Lyn Lusi ist tot: Mehr als irgendeine Helferin

Die Mitbegründerin von „Heal Africa“, Lyn Lusi, ist tot. Sie half Vergewaltigungsopfern im Kongo. Ihre Arbeit rettete tausenden Frauen das Leben.

Lyn Lusis war eine der wenigen Weißen, die während der ganzen Kriege in Goma blieb. Bild: privat

BERLIN taz | Eine Pionierin der internationalen Anerkennung und Unterstützung von Opfern sexueller Kriegsverbrechen und von lokalen Fraueninitiativen gegen Gewalt in der Demokratischen Republik Kongo ist tot. Lyn Lusi, die britische Mitgründerin der Hilfsorganisation „Heal Africa“ im ostkongolesischen Goma, starb am Samstagabend nach kurzer schwerer Krankheit.

Die Britin kam in den 70er Jahren im Rahmen der britischen Baptistenmission in den Kongo, der damals noch „Zaire" hieß, und als Studentin und Pädagogin arbeitete Gwendolyn „Lyn" zusammen mit ihrem kongolesischen Ehemann Kasereka „Jo“ Lusi, erst in Nyankunde und ab 1997 auch in Goma, nachdem sie in der Zeit des ruandischen Völkermordes aus Nairobi heraus begonnen hatte, Ausbildungsprogramme für lokale Mediziner aufzubauen. Als eine der ganz wenigen Weißen blieb sie durch die ganzen Kriege hindurch in Goma.

Das Ehepaar Lusi gründete mit US-Hilfe das Hilfswerk „Doctors on Call for Service“ (DOCS), das das größte private Krankenhaus in Goma unterhielt samt einem Team „fliegender Ärzte“ zum Einsatz überall in den Kriegsgebieten. Aus DOCS wurde später „Heal Africa“.

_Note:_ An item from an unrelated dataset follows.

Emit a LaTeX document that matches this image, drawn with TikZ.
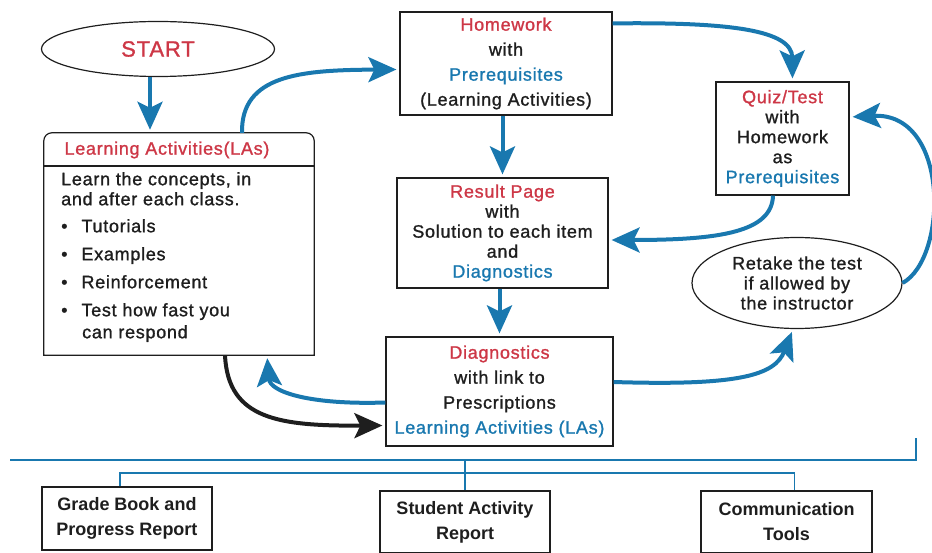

Die Klinik „Heal Africa“ in Goma ist heute eines der größten und besten Krankenhäuser Ostkongos und hat neben dem Panzi-Hospital in Bukavu die einzige große Station für Opfer von Vergewaltigungen und sexuellem Missbrauch im Krieg, von denen es im Kongo Zehntausende gibt. Tausende Frauen verdanken der Arbeit Lusis ihr Leben, unzählige Kongolesen und zahlreiche ausländische Freiwillige sind bei und unter Jo Lusi als Chirurg und Lyn Lusi als Leiterin in die Lehre gegangen.

„Heal Africa“ ist heute eine Partnerorganisation des deutschen Zivilen Friedensdienstes und des Evangelischen Entwicklungsdienstes (EED). Lusis Haus in Goma am Kivu-See expandierte im Laufe der Jahre in eine regelrechte Kommune, und für viele amerikanische College-Absolventen auf ihrer allerersten Afrikareise war Lyn Lusis Wohnzimmer eine Art englischer Teesalon mit Blick auf den tropischen Garten vor dem stahlblauen Kivu-See, die erste Einführung in die betörenden Widersprüche des Kongo.

Sie selbst hielt sich im Hintergrund, und blieb bis zuletzt geduldige Ratgeberin und Erklärerin. Ihre tiefe, aber sehr pragmatische Religiosität prägte ihr Leben, und sie behandelte alle gleich respektvoll, von ihren kongolesischen Hausangestellten bis zu Promi-Gästen wie George Clooney oder Hillary Clinton. Erst im vergangenen November wurde Lyn Lusi in den USA mit dem mit 1 Million Dollar dotierten „Opus Prize“ ausgezeichnet.

Sie wollte damit eine Stiftung aufbauen, um Kongolesinnen nicht nur als Opfer von Verbrechen, sondern auch als Akteure beim Neuaufbau ihres Lebens zu unterstützen und den Beitrag afrikanischer Frauen insgesamt zur Weiterentwicklung ihres Kontinents sichtbar machen zu können. Sie hinterlässt zwei Kinder und unzählige trauernde Freunde in Goma und weltweit.